Wednesday, December 11, 2024

A break from the desert

Although I'm not ready to go to Baja (and I'm having second thoughts about it) I am ready to be by the ocean again. It's not amazing beach weather, but it's pretty good for the middle of December.

I spent last night camped just outside Borrego Springs, on the western edge of the desert. It got down to freezing overnight. Brrrrr. Then I cruised up and over the coastal mountains on nice and mostly deserted two-lane roads. The last few miles had some annoying traffic and badly timed lights, but it's a small and temporary price to pay for time at the beach.




Monday, December 9, 2024

Rerouted

I hadn’t been to Los Algodones since last winter. There have been a few changes since then.

First, the tribal parking lot has upped its price from $6 to $10. And now there’s a machine that accepts cards and spits out a receipt, although there’s an attendant who takes your card and does business with the machine for you. If you want to pay cash they no longer give change.

Second, they’ve changed traffic flow a bit. You used to make a right turn and then a left after paying. Now you just continue straight.

On the Mexican side of the border they’ve changed the entry point. Now, instead of continuing more or less straight, weaving around a couple of buildings, and ending up on Calle 2 (yellow line), you follow a new walkway along the border fence to Calle 3. (pink line) I had to reorient myself a little. However, as a helpful local informed me, you cross back into the US the old way, off Calle 2. (green line)

The line at Customs & Immigration still trails back along the shaded sidewalk on Ave. Mariano Maria Lee, and there are the usual vendors (perhaps more of them). There’s still an agent at the first gate checking to see if you have your passport, and there’s still the turnstile. But now there’s only one door into the building being used, and they ring a doorbell when the next person may enter. Mmmm, okay. There have been as many as four agents on duty, but at this time there were only two.

I know the best time to get in and out of Los Algodones is early in the morning or in the evening, but I went at about noon anyway, when the line is usually the longest. It wasn’t the worst line I had been in, but it was still 47 minutes until I was out the door. I timed it.

So it was one of those familiar-but-different situations. But isn’t that pretty much the way life unfolds anyway.

Saturday, December 7, 2024

The new you

Kurt Vonnegut wrote a short story about a hardware store owner who always got the leading roll in his small town’s theater productions. Although he was a quiet man, on stage he totally became the characters he played. It was made into a movie entitled "Who Am I This Time?"

I saw a brief video today where a psychologist talked about what we might do if we’ve gone through a rough experience that has left our life in shambles. We could think of it as an opportunity to start over with a clean slate. Who do you want to become? What do you want your life to be?

I’ve never loved my given name, and I’ve never felt any attachment to my family name. There have been times I considered changing it. When I married, my wife, who also didn’t like her name, and I considered both of us changing our names.

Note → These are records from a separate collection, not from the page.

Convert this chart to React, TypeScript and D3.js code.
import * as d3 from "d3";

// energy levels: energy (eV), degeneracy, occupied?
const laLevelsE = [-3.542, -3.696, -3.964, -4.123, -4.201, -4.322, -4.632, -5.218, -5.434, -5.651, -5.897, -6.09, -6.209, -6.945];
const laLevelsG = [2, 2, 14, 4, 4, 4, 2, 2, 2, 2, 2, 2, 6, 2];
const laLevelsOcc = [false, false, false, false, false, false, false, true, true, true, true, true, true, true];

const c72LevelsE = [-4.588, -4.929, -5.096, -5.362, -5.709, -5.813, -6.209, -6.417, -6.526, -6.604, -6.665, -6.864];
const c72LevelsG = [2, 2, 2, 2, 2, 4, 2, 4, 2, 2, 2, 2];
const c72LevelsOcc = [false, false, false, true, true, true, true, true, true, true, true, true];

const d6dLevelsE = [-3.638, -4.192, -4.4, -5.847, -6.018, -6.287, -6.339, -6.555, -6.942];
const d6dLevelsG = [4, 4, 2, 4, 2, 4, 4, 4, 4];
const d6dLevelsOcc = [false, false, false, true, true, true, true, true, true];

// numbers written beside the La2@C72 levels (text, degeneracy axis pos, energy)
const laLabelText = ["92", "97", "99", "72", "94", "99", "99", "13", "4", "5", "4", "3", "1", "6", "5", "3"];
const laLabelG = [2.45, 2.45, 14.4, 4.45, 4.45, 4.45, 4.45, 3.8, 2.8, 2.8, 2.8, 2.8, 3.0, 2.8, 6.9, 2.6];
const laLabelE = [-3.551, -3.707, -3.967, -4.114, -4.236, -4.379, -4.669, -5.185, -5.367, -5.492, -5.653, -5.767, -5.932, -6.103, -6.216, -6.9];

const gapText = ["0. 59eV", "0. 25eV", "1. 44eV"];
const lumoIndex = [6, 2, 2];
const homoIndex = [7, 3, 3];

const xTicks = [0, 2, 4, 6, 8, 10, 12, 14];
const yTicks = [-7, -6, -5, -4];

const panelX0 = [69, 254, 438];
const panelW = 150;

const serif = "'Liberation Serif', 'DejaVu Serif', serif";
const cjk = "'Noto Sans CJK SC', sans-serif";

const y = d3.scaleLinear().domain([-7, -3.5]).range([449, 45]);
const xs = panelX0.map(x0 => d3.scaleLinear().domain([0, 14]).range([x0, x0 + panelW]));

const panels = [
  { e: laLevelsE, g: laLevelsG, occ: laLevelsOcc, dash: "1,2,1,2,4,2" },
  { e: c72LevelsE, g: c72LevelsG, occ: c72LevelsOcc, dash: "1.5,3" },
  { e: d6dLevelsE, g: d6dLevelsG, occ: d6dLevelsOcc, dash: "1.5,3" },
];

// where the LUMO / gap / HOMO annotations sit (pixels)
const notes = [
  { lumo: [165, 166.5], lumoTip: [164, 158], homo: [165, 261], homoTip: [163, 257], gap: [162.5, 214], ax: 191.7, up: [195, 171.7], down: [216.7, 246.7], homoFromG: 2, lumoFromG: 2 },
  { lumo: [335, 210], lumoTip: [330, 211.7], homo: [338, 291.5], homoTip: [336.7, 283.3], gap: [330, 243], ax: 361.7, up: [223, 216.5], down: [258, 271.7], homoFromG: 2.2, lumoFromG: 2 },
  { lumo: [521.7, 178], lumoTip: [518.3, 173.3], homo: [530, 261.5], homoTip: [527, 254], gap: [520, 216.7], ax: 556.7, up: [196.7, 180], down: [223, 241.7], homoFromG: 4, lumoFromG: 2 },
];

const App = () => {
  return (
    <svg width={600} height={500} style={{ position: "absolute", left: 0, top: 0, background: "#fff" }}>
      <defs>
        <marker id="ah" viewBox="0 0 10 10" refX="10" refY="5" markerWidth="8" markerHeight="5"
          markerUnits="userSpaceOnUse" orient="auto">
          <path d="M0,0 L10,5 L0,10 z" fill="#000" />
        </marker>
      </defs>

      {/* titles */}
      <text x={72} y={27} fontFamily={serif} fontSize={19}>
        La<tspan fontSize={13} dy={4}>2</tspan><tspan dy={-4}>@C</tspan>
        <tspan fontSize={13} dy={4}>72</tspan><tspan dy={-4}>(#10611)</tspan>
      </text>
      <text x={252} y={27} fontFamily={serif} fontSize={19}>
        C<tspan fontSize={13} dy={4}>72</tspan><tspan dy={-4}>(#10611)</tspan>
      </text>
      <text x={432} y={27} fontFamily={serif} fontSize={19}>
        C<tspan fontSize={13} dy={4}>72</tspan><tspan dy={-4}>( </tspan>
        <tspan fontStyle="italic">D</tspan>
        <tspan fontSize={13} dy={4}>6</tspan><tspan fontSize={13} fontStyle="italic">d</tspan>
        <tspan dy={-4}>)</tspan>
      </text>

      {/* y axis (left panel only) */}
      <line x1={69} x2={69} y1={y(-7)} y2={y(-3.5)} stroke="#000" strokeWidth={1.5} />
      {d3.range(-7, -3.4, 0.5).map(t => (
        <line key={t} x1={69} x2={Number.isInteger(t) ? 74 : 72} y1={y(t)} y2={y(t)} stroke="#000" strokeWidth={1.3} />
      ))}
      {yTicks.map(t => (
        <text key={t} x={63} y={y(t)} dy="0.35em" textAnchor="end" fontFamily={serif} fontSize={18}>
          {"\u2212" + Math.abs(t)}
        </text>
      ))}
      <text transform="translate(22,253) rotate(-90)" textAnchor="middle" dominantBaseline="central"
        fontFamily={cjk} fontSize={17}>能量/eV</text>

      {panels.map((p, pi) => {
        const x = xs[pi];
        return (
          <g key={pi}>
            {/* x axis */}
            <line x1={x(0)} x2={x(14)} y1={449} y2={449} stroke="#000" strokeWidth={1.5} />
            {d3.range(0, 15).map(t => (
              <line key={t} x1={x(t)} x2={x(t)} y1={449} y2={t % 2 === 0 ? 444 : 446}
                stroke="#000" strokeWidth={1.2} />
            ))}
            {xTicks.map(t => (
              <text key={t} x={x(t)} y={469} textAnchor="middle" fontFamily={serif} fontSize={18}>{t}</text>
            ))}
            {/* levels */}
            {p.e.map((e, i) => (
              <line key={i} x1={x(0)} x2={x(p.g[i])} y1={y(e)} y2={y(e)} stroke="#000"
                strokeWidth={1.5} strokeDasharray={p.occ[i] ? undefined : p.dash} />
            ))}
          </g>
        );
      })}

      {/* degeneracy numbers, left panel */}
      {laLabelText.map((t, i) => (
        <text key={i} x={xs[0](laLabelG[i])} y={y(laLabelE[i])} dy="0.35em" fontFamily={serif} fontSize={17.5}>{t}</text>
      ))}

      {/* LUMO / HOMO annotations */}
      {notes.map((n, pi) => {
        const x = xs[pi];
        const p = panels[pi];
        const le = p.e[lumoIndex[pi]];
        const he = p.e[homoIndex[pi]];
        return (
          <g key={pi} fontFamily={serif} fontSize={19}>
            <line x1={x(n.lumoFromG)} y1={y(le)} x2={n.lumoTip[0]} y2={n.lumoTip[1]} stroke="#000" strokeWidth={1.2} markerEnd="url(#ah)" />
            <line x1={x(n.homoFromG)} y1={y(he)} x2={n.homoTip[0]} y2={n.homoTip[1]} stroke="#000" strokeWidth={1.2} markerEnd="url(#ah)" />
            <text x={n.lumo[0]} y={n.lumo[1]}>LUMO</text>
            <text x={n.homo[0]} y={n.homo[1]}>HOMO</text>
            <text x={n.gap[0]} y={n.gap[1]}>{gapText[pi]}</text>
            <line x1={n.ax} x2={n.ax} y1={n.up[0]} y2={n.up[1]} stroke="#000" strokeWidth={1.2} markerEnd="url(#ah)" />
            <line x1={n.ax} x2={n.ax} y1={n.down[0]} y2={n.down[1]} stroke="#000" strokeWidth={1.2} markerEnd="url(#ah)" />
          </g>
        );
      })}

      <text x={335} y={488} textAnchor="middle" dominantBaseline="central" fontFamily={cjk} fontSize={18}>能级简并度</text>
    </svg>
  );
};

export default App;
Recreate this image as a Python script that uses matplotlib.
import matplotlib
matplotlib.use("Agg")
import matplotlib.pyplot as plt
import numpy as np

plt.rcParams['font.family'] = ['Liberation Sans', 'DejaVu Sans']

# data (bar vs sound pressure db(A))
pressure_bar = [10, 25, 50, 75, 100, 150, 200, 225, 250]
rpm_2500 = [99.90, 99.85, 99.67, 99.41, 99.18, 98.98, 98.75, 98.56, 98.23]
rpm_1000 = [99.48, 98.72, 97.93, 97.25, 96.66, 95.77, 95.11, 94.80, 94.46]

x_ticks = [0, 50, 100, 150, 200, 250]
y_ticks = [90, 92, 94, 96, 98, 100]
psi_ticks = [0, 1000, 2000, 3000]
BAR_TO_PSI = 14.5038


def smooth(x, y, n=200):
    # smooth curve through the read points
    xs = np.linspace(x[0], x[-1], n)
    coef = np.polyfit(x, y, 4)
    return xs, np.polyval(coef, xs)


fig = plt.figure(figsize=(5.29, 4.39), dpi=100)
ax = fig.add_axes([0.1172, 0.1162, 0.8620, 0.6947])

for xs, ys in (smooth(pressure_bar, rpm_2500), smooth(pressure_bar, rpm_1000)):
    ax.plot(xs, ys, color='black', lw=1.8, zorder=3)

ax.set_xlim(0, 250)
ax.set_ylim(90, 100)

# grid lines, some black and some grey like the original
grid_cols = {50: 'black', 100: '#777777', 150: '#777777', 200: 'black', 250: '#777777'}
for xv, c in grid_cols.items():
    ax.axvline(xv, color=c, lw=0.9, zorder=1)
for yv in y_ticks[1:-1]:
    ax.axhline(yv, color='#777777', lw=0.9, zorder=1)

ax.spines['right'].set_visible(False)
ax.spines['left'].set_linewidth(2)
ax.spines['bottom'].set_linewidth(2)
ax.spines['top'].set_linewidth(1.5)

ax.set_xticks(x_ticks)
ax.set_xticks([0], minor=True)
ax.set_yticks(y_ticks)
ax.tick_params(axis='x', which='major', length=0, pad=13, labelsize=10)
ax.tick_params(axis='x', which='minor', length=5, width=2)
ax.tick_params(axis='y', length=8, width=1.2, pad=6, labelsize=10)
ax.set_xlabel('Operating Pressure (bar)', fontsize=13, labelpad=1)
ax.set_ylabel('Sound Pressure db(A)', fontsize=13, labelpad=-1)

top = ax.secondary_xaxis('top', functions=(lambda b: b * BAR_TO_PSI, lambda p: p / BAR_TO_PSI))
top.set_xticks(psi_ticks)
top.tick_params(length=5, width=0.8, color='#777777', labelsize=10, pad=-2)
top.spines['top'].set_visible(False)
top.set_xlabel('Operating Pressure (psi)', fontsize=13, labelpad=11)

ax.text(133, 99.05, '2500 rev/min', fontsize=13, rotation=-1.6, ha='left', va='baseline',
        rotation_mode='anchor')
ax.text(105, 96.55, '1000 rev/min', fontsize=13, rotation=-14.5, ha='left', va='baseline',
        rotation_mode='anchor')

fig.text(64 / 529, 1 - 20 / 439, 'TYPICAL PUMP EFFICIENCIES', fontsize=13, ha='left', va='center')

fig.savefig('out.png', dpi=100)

We never went through with it, though.

When I became a nomad I realized I’d be meeting new people and making new friends. These people wouldn’t know anything about me except what I told them. I could use any name. I could fabricate my entire history if I wanted to. I had a clean slate.

I didn’t do it. I’m not good at deception or keeping my stories straight. But I still became a different person. It’s inevitable when one lives this life. I think the new me is better. I feel better.